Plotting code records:
►

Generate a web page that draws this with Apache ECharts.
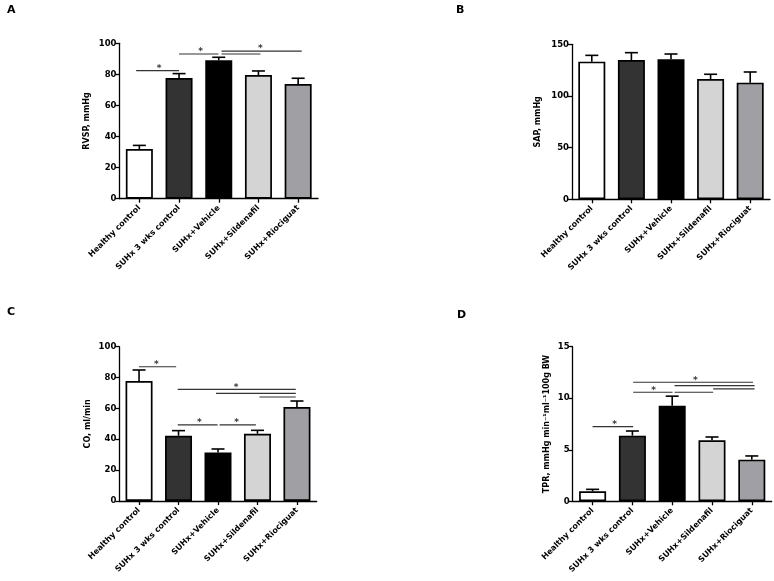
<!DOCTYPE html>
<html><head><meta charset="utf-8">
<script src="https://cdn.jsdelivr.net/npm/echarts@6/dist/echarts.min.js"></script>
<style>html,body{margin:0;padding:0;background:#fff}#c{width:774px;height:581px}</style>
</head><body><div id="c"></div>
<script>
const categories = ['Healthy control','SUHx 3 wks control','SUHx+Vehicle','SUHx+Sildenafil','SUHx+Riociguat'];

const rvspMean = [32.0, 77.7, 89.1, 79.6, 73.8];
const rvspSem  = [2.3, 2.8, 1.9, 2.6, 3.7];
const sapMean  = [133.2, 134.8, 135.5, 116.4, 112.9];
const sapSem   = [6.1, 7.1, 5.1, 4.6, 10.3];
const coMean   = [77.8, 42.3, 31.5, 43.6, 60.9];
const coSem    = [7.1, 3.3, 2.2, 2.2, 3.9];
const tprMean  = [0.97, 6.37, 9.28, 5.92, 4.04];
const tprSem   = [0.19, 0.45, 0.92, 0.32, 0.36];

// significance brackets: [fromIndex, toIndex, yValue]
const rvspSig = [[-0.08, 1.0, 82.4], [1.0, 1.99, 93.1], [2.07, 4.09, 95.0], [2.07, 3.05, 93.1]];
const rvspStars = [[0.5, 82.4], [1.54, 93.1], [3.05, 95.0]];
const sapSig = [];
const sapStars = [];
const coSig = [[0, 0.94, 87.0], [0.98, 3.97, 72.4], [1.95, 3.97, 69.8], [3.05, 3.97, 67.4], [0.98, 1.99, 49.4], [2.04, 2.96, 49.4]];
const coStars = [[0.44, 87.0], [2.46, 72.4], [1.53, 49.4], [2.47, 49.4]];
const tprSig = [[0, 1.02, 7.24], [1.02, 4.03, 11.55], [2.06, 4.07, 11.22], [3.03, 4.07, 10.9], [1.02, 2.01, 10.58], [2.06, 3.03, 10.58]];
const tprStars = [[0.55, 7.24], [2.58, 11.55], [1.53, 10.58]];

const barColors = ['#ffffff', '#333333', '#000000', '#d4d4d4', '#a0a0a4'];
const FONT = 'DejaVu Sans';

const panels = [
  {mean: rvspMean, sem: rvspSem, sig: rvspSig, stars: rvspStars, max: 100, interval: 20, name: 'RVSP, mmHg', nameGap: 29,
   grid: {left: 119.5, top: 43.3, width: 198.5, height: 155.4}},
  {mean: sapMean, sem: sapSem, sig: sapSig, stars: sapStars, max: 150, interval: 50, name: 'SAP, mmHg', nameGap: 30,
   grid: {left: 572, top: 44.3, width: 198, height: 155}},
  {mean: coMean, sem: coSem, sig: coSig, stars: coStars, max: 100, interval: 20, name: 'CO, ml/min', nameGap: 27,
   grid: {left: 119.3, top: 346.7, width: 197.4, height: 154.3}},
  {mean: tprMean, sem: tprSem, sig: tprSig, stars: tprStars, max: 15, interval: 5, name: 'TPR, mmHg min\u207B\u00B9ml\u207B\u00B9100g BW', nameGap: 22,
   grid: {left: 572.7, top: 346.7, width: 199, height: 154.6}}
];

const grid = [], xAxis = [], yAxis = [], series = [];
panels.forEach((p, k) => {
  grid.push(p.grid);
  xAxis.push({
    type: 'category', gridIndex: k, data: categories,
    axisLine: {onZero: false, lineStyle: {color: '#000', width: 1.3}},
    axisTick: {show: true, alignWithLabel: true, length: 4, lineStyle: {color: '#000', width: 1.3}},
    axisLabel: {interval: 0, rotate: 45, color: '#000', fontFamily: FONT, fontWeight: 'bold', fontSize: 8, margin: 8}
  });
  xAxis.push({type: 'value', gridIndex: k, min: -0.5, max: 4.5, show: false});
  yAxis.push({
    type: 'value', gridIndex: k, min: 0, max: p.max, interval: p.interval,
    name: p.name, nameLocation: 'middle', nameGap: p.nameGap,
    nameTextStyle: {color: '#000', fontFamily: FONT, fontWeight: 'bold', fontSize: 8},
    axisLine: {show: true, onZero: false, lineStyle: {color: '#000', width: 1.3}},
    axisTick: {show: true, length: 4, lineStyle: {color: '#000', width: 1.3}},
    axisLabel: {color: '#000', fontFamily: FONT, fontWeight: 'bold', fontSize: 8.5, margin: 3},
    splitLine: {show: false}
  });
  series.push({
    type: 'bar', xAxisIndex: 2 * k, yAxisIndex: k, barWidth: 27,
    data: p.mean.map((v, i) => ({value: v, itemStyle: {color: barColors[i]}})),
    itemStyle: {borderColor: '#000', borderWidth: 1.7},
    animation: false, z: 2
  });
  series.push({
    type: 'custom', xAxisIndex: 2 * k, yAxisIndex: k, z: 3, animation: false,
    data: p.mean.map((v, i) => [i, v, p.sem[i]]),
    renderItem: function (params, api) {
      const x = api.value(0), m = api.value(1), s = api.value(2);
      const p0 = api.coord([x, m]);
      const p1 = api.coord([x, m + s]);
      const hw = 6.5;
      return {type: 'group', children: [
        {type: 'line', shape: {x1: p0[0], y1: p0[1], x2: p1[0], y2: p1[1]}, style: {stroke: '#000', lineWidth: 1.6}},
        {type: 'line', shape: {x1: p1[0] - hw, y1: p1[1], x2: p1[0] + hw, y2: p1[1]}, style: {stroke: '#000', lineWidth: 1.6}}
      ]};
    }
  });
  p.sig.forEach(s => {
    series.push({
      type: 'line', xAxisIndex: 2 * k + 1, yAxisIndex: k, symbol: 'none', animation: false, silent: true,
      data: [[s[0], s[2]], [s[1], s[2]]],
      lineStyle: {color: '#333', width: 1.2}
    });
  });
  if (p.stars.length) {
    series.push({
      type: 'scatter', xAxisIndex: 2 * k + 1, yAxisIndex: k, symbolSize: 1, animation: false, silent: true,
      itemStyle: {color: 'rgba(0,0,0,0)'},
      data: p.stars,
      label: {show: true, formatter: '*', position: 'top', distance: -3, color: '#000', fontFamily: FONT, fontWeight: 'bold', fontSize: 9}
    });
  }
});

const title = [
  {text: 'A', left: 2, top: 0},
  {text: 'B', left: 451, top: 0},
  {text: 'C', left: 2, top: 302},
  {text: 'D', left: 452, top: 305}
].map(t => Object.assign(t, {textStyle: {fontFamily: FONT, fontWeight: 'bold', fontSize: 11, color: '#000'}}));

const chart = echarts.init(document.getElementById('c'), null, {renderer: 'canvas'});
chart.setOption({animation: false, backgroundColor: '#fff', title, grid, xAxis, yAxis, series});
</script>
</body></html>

◄
►

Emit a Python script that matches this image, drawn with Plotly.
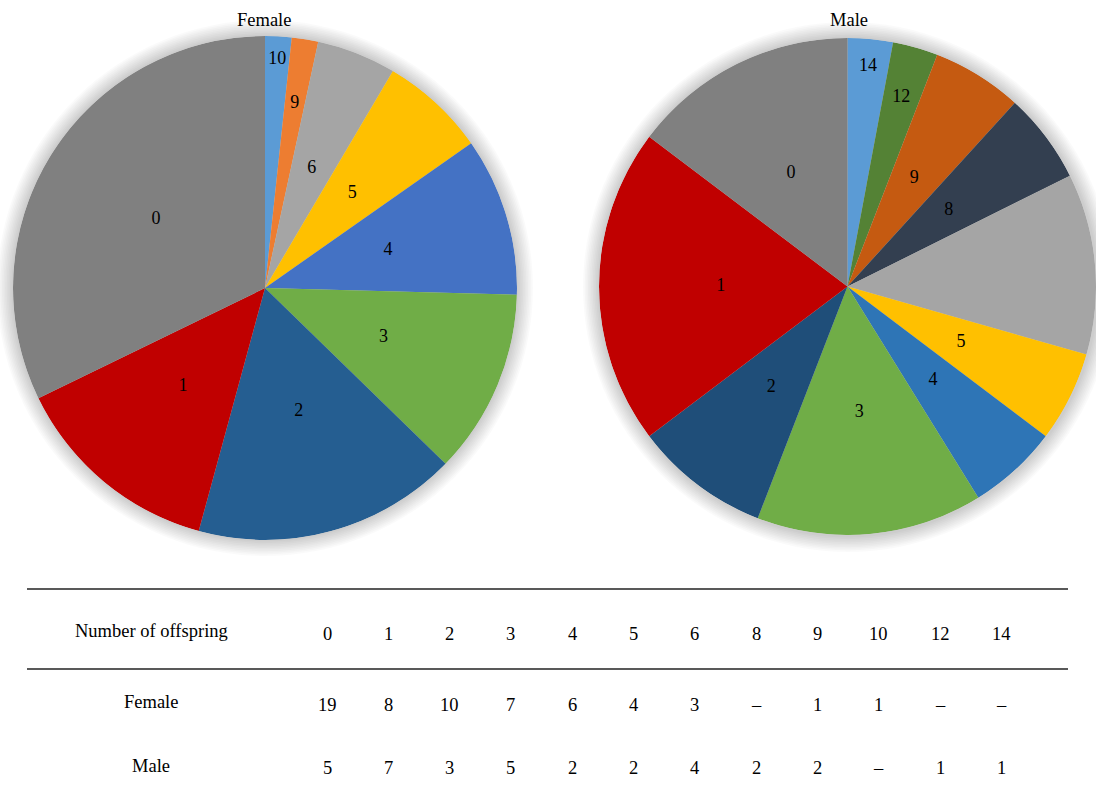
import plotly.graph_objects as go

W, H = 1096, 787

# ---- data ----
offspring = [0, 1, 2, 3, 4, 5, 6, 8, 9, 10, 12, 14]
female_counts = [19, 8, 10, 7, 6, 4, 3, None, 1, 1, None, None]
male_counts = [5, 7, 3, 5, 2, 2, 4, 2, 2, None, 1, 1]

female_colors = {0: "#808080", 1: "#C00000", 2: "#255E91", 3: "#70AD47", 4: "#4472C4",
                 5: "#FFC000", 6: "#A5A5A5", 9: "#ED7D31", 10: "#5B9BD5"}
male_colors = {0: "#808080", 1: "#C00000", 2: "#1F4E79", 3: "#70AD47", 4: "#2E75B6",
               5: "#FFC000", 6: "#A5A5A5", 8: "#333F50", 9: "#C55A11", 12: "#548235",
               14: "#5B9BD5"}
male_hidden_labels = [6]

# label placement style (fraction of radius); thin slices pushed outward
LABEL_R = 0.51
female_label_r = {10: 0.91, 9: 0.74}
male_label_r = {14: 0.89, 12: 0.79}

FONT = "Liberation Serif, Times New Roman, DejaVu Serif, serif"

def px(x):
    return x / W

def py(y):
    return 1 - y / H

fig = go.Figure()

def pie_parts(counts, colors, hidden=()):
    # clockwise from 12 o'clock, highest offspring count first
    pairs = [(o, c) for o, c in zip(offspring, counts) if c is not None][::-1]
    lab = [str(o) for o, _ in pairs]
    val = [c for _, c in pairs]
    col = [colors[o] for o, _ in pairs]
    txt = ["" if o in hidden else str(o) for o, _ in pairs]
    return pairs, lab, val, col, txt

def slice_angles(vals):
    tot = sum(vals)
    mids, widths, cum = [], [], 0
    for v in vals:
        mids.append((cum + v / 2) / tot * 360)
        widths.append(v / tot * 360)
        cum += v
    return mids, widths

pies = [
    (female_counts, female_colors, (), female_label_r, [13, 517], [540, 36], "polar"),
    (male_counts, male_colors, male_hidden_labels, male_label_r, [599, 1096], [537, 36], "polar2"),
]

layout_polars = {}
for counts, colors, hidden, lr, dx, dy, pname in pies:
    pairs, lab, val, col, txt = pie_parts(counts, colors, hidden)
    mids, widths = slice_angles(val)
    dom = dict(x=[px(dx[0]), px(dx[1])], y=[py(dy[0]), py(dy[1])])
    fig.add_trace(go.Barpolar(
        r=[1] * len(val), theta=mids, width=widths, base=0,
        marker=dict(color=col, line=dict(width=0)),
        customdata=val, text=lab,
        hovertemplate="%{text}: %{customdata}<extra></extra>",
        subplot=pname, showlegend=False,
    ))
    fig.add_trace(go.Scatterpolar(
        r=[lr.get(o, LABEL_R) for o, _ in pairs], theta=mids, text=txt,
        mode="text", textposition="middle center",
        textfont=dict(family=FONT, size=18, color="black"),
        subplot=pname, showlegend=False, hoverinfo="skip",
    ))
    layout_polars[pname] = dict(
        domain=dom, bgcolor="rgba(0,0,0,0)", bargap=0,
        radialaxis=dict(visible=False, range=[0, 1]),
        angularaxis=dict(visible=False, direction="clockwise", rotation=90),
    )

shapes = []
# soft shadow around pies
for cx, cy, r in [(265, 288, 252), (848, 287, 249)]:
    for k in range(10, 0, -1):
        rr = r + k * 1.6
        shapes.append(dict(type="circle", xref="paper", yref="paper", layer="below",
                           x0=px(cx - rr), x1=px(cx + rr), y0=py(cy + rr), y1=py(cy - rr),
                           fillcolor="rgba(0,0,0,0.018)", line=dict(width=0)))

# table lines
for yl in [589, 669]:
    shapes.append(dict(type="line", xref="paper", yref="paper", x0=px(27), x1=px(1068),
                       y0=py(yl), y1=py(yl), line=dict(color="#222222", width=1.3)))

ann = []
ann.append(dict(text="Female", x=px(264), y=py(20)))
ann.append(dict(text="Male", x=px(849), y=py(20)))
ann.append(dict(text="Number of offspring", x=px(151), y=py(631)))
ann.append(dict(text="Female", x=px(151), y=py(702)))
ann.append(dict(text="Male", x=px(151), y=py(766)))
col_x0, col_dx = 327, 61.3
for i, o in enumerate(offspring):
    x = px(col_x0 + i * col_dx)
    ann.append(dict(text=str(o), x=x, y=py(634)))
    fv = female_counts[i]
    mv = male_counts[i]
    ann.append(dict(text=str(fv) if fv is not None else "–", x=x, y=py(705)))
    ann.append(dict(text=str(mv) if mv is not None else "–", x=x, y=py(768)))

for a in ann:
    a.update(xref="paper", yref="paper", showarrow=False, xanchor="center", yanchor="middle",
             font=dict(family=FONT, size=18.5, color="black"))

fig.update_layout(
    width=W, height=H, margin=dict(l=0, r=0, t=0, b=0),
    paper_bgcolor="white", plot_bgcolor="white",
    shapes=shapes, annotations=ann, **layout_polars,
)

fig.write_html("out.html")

◄

Required work. Reproduce, starting at the line containing "Emit a Python" and stopping after the line containing "fig = go.Figure()", each of those lines exactly and no others; leave pictures out.

The response.
Emit a Python script that matches this image, drawn with Plotly.
import plotly.graph_objects as go

W, H = 1096, 787

# ---- data ----
offspring = [0, 1, 2, 3, 4, 5, 6, 8, 9, 10, 12, 14]
female_counts = [19, 8, 10, 7, 6, 4, 3, None, 1, 1, None, None]
male_counts = [5, 7, 3, 5, 2, 2, 4, 2, 2, None, 1, 1]

female_colors = {0: "#808080", 1: "#C00000", 2: "#255E91", 3: "#70AD47", 4: "#4472C4",
                 5: "#FFC000", 6: "#A5A5A5", 9: "#ED7D31", 10: "#5B9BD5"}
male_colors = {0: "#808080", 1: "#C00000", 2: "#1F4E79", 3: "#70AD47", 4: "#2E75B6",
               5: "#FFC000", 6: "#A5A5A5", 8: "#333F50", 9: "#C55A11", 12: "#548235",
               14: "#5B9BD5"}
male_hidden_labels = [6]

# label placement style (fraction of radius); thin slices pushed outward
LABEL_R = 0.51
female_label_r = {10: 0.91, 9: 0.74}
male_label_r = {14: 0.89, 12: 0.79}

FONT = "Liberation Serif, Times New Roman, DejaVu Serif, serif"

def px(x):
    return x / W

def py(y):
    return 1 - y / H

fig = go.Figure()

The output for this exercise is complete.